Chili & Honey Trumpet Mushrooms with Walnuts, Feta and Micro greens
this is my love letter to Buddy Wine Bar in SF, where the inspiration for this recipe comes straight from it's one of my favorite places i’ve been to in San Francisco. their recipe is beautiful & complex and if you’re here you should absolutely try it, but this version bit easier to make at home with few ingredients. hope you LOVE!
2 heaping tbs chili onion crisp (from trader joes, but any chili oil like this should work!)

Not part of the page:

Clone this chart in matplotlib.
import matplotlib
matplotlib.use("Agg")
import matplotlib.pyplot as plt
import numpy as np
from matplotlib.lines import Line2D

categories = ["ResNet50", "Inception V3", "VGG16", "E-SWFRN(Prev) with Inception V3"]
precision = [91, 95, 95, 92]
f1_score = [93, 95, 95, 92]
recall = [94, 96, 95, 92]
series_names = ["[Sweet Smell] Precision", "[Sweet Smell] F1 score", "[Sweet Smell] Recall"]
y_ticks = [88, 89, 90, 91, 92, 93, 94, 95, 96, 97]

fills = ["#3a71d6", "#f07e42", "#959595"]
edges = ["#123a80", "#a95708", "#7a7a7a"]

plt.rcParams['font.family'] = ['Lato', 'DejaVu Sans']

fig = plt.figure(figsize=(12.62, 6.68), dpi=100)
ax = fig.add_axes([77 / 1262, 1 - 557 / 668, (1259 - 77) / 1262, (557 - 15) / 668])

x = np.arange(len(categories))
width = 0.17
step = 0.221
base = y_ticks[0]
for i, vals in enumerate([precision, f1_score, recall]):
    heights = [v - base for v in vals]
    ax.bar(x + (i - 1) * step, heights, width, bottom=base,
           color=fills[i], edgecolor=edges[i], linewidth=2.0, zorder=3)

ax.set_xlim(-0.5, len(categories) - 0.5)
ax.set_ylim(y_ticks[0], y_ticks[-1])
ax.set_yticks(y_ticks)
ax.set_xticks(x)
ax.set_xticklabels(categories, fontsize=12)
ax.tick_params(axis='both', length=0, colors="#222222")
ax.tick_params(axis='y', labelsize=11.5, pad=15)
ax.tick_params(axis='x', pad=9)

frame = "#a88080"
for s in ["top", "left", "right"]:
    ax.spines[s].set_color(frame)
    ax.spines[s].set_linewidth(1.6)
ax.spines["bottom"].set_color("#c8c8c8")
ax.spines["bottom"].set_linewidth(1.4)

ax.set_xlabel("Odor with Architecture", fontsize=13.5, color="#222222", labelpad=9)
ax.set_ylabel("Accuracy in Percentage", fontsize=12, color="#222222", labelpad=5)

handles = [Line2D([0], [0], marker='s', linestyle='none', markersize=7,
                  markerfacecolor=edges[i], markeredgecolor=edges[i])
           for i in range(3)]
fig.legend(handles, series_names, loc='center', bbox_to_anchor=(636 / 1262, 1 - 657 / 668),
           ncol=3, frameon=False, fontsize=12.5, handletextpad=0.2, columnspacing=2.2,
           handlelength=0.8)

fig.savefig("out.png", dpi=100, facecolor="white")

1/4 cup honey (or truffle hone
1/4 cup walnuts
fresh feta cheese
truffle salt, to finish (optional)
-preheat oven to 400F. slice the trumpet mushrooms lengthwise in half and score in a criss cross pattern. sear them meat side down on a cast iron with butter, until browned. then, roast them in the oven until they’re hot and gold and cooked through (stick a fork in one to make sure it’s soft).

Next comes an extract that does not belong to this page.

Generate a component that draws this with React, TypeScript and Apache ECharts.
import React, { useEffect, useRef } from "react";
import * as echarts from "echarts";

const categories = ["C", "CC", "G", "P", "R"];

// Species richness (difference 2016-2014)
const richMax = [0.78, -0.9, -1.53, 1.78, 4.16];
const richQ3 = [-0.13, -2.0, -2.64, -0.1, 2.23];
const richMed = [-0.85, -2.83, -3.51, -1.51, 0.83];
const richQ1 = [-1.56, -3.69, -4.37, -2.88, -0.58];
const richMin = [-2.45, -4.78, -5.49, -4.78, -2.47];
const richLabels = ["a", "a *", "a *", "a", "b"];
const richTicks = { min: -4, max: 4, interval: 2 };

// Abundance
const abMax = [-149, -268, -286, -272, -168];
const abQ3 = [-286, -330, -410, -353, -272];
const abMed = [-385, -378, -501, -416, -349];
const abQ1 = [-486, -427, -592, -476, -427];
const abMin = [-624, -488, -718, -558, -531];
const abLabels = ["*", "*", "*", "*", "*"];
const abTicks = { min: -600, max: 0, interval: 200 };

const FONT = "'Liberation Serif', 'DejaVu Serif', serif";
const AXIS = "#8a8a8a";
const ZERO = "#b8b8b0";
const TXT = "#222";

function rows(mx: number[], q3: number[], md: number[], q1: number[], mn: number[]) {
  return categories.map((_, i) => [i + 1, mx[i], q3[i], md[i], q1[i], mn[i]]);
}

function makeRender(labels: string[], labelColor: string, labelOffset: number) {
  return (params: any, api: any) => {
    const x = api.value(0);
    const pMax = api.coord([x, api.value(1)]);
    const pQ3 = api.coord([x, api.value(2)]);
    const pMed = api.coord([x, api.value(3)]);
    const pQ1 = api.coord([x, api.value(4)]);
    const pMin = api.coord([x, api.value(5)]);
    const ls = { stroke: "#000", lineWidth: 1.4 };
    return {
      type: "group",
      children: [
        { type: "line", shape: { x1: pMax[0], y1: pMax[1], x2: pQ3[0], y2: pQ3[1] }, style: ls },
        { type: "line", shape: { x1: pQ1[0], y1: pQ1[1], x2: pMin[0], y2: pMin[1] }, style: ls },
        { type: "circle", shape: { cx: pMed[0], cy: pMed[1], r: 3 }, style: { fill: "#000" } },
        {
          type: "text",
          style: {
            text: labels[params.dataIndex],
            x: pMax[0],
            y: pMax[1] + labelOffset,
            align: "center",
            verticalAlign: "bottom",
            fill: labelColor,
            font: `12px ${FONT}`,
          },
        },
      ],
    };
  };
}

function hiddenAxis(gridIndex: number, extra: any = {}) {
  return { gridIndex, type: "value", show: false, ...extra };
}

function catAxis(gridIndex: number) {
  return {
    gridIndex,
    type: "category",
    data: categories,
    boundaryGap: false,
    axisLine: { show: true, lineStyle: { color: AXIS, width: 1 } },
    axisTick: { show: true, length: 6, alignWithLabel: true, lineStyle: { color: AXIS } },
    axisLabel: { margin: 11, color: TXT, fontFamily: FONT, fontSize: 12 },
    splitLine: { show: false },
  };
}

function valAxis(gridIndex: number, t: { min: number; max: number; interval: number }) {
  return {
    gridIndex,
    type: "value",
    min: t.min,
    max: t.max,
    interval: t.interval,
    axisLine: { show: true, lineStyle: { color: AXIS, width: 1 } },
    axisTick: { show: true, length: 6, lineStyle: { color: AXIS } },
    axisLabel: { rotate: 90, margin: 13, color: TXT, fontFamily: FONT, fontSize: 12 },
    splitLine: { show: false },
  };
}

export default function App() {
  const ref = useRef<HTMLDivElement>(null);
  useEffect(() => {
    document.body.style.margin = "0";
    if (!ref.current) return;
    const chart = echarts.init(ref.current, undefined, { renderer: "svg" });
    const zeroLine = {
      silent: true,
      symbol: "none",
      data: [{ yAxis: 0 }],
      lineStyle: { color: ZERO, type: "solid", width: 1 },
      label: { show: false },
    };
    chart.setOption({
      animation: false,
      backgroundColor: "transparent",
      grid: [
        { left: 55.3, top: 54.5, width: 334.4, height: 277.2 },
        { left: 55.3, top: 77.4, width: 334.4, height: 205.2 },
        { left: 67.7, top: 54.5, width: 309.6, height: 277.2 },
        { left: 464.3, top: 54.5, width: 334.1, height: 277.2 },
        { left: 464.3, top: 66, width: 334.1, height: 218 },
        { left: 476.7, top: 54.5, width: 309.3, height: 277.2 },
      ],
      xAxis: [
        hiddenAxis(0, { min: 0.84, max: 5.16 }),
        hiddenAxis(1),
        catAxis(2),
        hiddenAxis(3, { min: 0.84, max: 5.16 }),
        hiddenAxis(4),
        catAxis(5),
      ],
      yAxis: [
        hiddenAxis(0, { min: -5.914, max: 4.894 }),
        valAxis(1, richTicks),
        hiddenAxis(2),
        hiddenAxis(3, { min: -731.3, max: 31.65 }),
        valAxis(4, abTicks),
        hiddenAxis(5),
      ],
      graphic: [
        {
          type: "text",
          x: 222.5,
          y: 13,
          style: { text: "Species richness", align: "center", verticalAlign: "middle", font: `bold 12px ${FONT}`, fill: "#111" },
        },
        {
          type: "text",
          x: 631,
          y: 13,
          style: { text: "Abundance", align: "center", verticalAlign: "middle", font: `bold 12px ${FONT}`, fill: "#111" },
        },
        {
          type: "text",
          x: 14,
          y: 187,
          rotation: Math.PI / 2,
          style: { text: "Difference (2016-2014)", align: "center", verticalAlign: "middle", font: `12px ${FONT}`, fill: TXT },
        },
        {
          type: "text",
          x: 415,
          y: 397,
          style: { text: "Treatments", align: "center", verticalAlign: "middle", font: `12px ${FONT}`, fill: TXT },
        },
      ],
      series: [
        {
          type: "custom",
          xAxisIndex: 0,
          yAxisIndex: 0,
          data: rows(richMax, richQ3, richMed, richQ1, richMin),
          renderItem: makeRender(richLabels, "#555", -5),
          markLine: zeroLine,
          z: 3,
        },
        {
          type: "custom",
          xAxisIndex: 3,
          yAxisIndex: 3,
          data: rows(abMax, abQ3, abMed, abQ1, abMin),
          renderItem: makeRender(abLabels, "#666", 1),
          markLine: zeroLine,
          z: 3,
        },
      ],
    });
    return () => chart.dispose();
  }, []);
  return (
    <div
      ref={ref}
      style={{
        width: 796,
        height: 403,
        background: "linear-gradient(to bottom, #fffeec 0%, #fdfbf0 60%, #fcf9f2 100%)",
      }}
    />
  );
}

-meanwhile, mix the chili sauce and honey together, tasting as you go. add a small amount of warm water to reach desired consistency. toast walnuts in a pan. when the mushrooms come out, put them on the a plate and dump the honey sauce all over, tossing until coated. add walnuts, feta and microgreens. optional, but finishing with truffle salt (OR using truffle honey) is the MOVE!